> **Direction**:
Look through the records below, and copy out every line that holds the string "LaTeX".
##### Exercise inputs #####
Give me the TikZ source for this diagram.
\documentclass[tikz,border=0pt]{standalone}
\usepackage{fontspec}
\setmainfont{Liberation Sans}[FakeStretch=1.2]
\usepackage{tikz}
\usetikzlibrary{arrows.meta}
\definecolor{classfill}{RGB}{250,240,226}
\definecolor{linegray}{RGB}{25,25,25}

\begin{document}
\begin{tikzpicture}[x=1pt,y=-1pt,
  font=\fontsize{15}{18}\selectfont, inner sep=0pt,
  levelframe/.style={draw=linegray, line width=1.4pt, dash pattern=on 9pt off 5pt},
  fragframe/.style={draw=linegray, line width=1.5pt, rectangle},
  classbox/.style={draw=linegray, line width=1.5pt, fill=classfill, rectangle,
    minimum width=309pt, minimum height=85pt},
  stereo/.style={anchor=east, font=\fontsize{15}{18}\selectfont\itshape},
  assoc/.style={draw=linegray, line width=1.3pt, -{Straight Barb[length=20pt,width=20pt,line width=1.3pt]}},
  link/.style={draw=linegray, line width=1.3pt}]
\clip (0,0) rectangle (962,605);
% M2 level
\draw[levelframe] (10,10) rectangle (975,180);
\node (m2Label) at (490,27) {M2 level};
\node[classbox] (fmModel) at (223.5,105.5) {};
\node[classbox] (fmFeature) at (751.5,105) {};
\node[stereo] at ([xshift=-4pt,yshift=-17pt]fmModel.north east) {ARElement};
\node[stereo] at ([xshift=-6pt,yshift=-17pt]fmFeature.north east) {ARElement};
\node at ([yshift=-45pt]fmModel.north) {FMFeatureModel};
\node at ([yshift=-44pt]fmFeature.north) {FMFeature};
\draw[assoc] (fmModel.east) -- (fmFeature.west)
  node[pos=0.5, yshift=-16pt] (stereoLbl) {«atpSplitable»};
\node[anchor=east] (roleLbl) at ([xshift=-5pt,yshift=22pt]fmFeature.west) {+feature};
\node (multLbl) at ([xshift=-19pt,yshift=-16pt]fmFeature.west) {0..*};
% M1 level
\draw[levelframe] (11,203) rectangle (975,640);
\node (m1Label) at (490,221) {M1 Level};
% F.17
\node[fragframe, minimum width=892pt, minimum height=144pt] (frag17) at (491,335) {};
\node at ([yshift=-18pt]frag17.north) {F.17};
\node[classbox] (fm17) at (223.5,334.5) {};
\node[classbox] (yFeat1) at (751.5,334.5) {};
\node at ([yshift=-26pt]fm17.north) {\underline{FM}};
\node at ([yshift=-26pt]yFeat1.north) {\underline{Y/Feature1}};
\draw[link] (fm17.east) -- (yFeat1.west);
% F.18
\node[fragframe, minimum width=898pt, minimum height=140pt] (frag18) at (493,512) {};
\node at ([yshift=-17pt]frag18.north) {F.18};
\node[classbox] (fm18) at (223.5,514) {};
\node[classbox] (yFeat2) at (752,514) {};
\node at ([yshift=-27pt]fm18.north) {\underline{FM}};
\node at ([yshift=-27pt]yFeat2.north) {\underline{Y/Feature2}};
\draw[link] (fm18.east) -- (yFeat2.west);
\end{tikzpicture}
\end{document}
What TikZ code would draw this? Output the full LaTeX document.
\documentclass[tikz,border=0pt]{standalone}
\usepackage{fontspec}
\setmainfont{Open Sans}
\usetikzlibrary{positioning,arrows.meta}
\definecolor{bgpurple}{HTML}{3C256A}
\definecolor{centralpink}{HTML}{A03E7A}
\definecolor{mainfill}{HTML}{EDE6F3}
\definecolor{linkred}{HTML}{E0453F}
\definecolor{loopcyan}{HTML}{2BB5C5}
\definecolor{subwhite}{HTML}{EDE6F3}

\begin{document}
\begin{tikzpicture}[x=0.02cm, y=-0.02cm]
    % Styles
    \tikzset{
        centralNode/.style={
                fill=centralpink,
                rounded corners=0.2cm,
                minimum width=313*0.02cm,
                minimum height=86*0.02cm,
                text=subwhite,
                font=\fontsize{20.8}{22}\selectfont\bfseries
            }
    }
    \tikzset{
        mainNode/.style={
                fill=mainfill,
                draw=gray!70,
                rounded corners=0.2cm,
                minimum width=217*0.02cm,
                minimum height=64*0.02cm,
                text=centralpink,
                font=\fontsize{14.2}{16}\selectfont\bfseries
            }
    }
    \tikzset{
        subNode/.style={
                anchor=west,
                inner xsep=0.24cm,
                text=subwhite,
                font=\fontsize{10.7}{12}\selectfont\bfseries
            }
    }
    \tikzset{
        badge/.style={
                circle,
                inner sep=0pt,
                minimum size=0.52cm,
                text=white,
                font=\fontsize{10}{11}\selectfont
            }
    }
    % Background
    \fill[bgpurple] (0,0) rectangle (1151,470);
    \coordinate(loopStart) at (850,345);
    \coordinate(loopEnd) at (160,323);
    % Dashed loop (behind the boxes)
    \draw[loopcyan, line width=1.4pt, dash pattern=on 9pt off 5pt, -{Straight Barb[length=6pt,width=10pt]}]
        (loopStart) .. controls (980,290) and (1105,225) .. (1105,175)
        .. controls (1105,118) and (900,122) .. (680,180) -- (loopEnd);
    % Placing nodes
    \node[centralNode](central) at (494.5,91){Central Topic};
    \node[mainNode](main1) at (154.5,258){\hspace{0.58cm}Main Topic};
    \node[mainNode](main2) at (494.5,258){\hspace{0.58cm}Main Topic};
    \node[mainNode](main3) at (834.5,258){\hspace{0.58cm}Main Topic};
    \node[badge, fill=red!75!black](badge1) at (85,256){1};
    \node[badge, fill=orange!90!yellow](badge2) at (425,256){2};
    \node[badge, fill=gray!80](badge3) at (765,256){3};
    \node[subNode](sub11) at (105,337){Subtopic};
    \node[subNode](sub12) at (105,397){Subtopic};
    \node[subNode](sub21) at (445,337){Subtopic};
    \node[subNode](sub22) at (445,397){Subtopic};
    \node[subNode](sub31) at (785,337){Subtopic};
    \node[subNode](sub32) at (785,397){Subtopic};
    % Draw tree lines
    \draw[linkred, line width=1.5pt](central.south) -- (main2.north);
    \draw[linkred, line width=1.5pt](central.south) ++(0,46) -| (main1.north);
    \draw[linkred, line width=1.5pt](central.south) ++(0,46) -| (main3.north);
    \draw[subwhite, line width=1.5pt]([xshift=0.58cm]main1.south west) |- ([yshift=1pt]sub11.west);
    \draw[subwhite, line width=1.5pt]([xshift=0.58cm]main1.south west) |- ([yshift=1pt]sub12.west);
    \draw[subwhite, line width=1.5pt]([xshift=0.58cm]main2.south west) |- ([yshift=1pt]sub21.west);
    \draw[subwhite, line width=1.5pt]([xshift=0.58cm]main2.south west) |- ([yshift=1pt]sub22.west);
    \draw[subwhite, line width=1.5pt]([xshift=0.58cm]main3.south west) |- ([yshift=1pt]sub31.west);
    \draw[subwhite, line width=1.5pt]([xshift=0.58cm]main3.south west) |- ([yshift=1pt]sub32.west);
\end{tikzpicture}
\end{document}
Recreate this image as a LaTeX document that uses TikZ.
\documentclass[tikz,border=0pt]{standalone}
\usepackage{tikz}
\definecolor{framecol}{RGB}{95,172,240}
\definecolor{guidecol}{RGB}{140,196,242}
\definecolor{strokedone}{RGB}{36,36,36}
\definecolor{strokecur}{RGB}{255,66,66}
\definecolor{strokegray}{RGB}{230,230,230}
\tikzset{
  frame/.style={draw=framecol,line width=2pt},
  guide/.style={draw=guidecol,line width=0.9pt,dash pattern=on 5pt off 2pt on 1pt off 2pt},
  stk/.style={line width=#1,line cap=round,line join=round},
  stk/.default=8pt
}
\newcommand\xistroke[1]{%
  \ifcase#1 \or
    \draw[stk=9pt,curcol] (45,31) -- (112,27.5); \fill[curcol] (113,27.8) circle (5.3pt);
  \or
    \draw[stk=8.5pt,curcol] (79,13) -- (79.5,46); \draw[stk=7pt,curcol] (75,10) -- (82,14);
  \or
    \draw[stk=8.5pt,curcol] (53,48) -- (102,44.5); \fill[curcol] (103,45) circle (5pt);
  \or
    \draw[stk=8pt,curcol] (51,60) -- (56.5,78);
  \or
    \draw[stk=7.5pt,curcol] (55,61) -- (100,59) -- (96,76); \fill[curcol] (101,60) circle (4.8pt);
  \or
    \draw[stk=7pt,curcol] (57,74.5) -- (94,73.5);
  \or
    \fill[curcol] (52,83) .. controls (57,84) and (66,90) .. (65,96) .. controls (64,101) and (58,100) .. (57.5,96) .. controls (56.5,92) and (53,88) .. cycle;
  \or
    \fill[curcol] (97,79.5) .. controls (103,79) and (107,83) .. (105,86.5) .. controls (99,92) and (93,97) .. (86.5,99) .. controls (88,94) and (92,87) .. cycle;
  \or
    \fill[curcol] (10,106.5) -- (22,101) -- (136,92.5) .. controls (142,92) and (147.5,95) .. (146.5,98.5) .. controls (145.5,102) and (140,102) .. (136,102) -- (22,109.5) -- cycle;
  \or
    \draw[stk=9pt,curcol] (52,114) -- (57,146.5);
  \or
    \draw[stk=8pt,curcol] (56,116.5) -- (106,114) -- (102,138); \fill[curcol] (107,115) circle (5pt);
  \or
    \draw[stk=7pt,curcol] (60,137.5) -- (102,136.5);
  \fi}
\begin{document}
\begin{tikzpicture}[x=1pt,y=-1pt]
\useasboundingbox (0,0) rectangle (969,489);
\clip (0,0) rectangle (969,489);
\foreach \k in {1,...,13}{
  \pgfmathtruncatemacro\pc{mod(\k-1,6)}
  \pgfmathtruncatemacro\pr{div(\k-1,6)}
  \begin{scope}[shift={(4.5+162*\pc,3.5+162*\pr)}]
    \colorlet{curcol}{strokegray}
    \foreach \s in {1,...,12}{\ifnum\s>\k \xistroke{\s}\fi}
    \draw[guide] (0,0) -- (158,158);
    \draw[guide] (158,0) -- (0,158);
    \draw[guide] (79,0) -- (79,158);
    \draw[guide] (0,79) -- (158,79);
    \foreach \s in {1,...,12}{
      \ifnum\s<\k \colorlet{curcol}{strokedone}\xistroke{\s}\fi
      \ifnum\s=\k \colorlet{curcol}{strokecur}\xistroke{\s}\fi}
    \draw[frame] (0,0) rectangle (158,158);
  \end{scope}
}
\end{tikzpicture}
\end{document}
#####
> **Exercise result**:
What TikZ code would draw this? Output the full LaTeX document.
Recreate this image as a LaTeX document that uses TikZ.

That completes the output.